## START
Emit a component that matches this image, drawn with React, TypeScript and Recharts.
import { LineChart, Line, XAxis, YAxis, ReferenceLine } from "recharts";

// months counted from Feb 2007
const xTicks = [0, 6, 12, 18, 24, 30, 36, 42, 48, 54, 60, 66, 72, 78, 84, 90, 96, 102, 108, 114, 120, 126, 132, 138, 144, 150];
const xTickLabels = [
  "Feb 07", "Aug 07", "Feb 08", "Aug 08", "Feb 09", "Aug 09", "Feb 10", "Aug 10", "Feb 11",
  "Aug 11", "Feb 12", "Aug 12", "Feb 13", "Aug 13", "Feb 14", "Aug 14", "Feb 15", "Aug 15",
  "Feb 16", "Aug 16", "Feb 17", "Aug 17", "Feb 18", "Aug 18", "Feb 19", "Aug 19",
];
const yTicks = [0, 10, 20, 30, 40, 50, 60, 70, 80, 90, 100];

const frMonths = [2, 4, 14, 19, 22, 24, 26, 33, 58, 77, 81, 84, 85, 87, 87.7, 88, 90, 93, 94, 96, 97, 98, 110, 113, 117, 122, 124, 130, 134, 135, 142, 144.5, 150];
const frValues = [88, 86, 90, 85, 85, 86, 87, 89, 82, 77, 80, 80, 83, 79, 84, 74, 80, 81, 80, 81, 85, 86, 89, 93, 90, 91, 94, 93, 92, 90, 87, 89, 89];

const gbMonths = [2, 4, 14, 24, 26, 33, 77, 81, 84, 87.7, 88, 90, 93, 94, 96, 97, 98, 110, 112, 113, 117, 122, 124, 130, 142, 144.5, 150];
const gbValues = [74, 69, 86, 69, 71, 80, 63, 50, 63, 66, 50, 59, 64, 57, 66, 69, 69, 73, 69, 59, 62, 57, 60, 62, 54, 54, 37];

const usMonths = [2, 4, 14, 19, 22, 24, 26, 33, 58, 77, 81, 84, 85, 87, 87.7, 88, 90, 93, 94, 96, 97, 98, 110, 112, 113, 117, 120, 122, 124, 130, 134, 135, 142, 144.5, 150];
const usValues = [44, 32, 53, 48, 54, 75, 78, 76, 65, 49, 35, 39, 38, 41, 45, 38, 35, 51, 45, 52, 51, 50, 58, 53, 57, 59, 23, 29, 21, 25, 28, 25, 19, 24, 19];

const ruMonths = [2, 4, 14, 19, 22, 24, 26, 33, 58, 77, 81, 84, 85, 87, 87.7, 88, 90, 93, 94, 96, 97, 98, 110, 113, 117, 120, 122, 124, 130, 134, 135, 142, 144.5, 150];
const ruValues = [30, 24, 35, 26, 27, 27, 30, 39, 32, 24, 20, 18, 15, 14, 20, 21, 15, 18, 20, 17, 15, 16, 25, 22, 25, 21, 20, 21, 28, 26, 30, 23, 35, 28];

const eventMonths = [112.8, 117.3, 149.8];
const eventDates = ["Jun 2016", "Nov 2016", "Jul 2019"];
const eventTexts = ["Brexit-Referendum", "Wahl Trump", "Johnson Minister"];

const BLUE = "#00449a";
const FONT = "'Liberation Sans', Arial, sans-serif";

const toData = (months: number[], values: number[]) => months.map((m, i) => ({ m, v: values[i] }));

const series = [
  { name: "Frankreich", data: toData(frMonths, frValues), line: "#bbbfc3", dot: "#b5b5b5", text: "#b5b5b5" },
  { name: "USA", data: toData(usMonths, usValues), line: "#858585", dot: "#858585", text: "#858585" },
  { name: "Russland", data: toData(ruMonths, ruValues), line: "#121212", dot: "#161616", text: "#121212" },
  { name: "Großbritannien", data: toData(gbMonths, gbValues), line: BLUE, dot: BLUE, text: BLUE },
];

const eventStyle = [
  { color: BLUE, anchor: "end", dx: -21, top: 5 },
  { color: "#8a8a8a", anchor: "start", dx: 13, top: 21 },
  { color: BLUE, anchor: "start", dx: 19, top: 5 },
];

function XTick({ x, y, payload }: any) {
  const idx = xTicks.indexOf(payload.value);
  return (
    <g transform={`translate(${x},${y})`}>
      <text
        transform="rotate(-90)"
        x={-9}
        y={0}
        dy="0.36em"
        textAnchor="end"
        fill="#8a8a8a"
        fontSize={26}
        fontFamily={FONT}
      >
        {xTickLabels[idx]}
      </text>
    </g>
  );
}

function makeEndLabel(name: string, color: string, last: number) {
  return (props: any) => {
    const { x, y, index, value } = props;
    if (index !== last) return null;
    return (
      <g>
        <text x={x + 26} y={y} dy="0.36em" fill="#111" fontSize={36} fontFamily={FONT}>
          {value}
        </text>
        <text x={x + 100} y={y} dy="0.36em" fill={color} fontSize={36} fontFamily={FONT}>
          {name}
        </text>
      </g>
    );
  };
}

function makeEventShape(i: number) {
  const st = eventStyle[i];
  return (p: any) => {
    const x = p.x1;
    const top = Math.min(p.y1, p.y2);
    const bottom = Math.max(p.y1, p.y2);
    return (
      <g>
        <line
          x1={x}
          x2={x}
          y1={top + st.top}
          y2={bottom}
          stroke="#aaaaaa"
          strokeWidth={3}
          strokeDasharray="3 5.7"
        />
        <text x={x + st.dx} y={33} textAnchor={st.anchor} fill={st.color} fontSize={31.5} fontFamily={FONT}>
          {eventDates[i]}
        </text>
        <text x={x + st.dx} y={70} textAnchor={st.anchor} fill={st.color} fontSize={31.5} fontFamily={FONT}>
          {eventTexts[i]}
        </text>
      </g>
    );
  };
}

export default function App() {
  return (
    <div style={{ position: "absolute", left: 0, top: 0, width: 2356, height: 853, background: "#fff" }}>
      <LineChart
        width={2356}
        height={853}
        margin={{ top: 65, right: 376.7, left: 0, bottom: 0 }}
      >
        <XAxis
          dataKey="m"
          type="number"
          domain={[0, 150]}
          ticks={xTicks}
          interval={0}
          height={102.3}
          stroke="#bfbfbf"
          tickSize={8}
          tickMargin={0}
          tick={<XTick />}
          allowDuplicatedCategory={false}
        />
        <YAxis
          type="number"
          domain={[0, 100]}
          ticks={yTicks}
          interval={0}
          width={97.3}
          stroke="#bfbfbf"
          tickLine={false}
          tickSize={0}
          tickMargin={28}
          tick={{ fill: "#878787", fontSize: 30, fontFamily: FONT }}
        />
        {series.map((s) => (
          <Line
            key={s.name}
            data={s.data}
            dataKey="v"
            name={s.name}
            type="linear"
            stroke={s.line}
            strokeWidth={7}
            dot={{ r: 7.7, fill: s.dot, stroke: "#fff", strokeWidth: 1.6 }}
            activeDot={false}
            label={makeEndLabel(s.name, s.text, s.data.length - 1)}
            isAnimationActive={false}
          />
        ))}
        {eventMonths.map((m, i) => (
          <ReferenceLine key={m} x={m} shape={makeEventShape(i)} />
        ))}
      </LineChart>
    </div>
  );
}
## END
What the task requires – All of the data needs to be printed once more, exactly.

Task solution –
Emit a component that matches this image, drawn with React, TypeScript and Recharts.
import { LineChart, Line, XAxis, YAxis, ReferenceLine } from "recharts";

// months counted from Feb 2007
const xTicks = [0, 6, 12, 18, 24, 30, 36, 42, 48, 54, 60, 66, 72, 78, 84, 90, 96, 102, 108, 114, 120, 126, 132, 138, 144, 150];
const xTickLabels = [
  "Feb 07", "Aug 07", "Feb 08", "Aug 08", "Feb 09", "Aug 09", "Feb 10", "Aug 10", "Feb 11",
  "Aug 11", "Feb 12", "Aug 12", "Feb 13", "Aug 13", "Feb 14", "Aug 14", "Feb 15", "Aug 15",
  "Feb 16", "Aug 16", "Feb 17", "Aug 17", "Feb 18", "Aug 18", "Feb 19", "Aug 19",
];
const yTicks = [0, 10, 20, 30, 40, 50, 60, 70, 80, 90, 100];

const frMonths = [2, 4, 14, 19, 22, 24, 26, 33, 58, 77, 81, 84, 85, 87, 87.7, 88, 90, 93, 94, 96, 97, 98, 110, 113, 117, 122, 124, 130, 134, 135, 142, 144.5, 150];
const frValues = [88, 86, 90, 85, 85, 86, 87, 89, 82, 77, 80, 80, 83, 79, 84, 74, 80, 81, 80, 81, 85, 86, 89, 93, 90, 91, 94, 93, 92, 90, 87, 89, 89];

const gbMonths = [2, 4, 14, 24, 26, 33, 77, 81, 84, 87.7, 88, 90, 93, 94, 96, 97, 98, 110, 112, 113, 117, 122, 124, 130, 142, 144.5, 150];
const gbValues = [74, 69, 86, 69, 71, 80, 63, 50, 63, 66, 50, 59, 64, 57, 66, 69, 69, 73, 69, 59, 62, 57, 60, 62, 54, 54, 37];

const usMonths = [2, 4, 14, 19, 22, 24, 26, 33, 58, 77, 81, 84, 85, 87, 87.7, 88, 90, 93, 94, 96, 97, 98, 110, 112, 113, 117, 120, 122, 124, 130, 134, 135, 142, 144.5, 150];
const usValues = [44, 32, 53, 48, 54, 75, 78, 76, 65, 49, 35, 39, 38, 41, 45, 38, 35, 51, 45, 52, 51, 50, 58, 53, 57, 59, 23, 29, 21, 25, 28, 25, 19, 24, 19];

const ruMonths = [2, 4, 14, 19, 22, 24, 26, 33, 58, 77, 81, 84, 85, 87, 87.7, 88, 90, 93, 94, 96, 97, 98, 110, 113, 117, 120, 122, 124, 130, 134, 135, 142, 144.5, 150];
const ruValues = [30, 24, 35, 26, 27, 27, 30, 39, 32, 24, 20, 18, 15, 14, 20, 21, 15, 18, 20, 17, 15, 16, 25, 22, 25, 21, 20, 21, 28, 26, 30, 23, 35, 28];

const eventMonths = [112.8, 117.3, 149.8];
const eventDates = ["Jun 2016", "Nov 2016", "Jul 2019"];
const eventTexts = ["Brexit-Referendum", "Wahl Trump", "Johnson Minister"];

const BLUE = "#00449a";
const FONT = "'Liberation Sans', Arial, sans-serif";

const toData = (months: number[], values: number[]) => months.map((m, i) => ({ m, v: values[i] }));

const series = [
  { name: "Frankreich", data: toData(frMonths, frValues), line: "#bbbfc3", dot: "#b5b5b5", text: "#b5b5b5" },
  { name: "USA", data: toData(usMonths, usValues), line: "#858585", dot: "#858585", text: "#858585" },
  { name: "Russland", data: toData(ruMonths, ruValues), line: "#121212", dot: "#161616", text: "#121212" },
  { name: "Großbritannien", data: toData(gbMonths, gbValues), line: BLUE, dot: BLUE, text: BLUE },
];

const eventStyle = [
  { color: BLUE, anchor: "end", dx: -21, top: 5 },
  { color: "#8a8a8a", anchor: "start", dx: 13, top: 21 },
  { color: BLUE, anchor: "start", dx: 19, top: 5 },
];

function XTick({ x, y, payload }: any) {
  const idx = xTicks.indexOf(payload.value);
  return (
    <g transform={`translate(${x},${y})`}>
      <text
        transform="rotate(-90)"
        x={-9}
        y={0}
        dy="0.36em"
        textAnchor="end"
        fill="#8a8a8a"
        fontSize={26}
        fontFamily={FONT}
      >
        {xTickLabels[idx]}
      </text>
    </g>
  );
}

function makeEndLabel(name: string, color: string, last: number) {
  return (props: any) => {
    const { x, y, index, value } = props;
    if (index !== last) return null;
    return (
      <g>
        <text x={x + 26} y={y} dy="0.36em" fill="#111" fontSize={36} fontFamily={FONT}>
          {value}
        </text>
        <text x={x + 100} y={y} dy="0.36em" fill={color} fontSize={36} fontFamily={FONT}>
          {name}
        </text>
      </g>
    );
  };
}

function makeEventShape(i: number) {
  const st = eventStyle[i];
  return (p: any) => {
    const x = p.x1;
    const top = Math.min(p.y1, p.y2);
    const bottom = Math.max(p.y1, p.y2);
    return (
      <g>
        <line
          x1={x}
          x2={x}
          y1={top + st.top}
          y2={bottom}
          stroke="#aaaaaa"
          strokeWidth={3}
          strokeDasharray="3 5.7"
        />
        <text x={x + st.dx} y={33} textAnchor={st.anchor} fill={st.color} fontSize={31.5} fontFamily={FONT}>
          {eventDates[i]}
        </text>
        <text x={x + st.dx} y={70} textAnchor={st.anchor} fill={st.color} fontSize={31.5} fontFamily={FONT}>
          {eventTexts[i]}
        </text>
      </g>
    );
  };
}

export default function App() {
  return (
    <div style={{ position: "absolute", left: 0, top: 0, width: 2356, height: 853, background: "#fff" }}>
      <LineChart
        width={2356}
        height={853}
        margin={{ top: 65, right: 376.7, left: 0, bottom: 0 }}
      >
        <XAxis
          dataKey="m"
          type="number"
          domain={[0, 150]}
          ticks={xTicks}
          interval={0}
          height={102.3}
          stroke="#bfbfbf"
          tickSize={8}
          tickMargin={0}
          tick={<XTick />}
          allowDuplicatedCategory={false}
        />
        <YAxis
          type="number"
          domain={[0, 100]}
          ticks={yTicks}
          interval={0}
          width={97.3}
          stroke="#bfbfbf"
          tickLine={false}
          tickSize={0}
          tickMargin={28}
          tick={{ fill: "#878787", fontSize: 30, fontFamily: FONT }}
        />
        {series.map((s) => (
          <Line
            key={s.name}
            data={s.data}
            dataKey="v"
            name={s.name}
            type="linear"
            stroke={s.line}
            strokeWidth={7}
            dot={{ r: 7.7, fill: s.dot, stroke: "#fff", strokeWidth: 1.6 }}
            activeDot={false}
            label={makeEndLabel(s.name, s.text, s.data.length - 1)}
            isAnimationActive={false}
          />
        ))}
        {eventMonths.map((m, i) => (
          <ReferenceLine key={m} x={m} shape={makeEventShape(i)} />
        ))}
      </LineChart>
    </div>
  );
}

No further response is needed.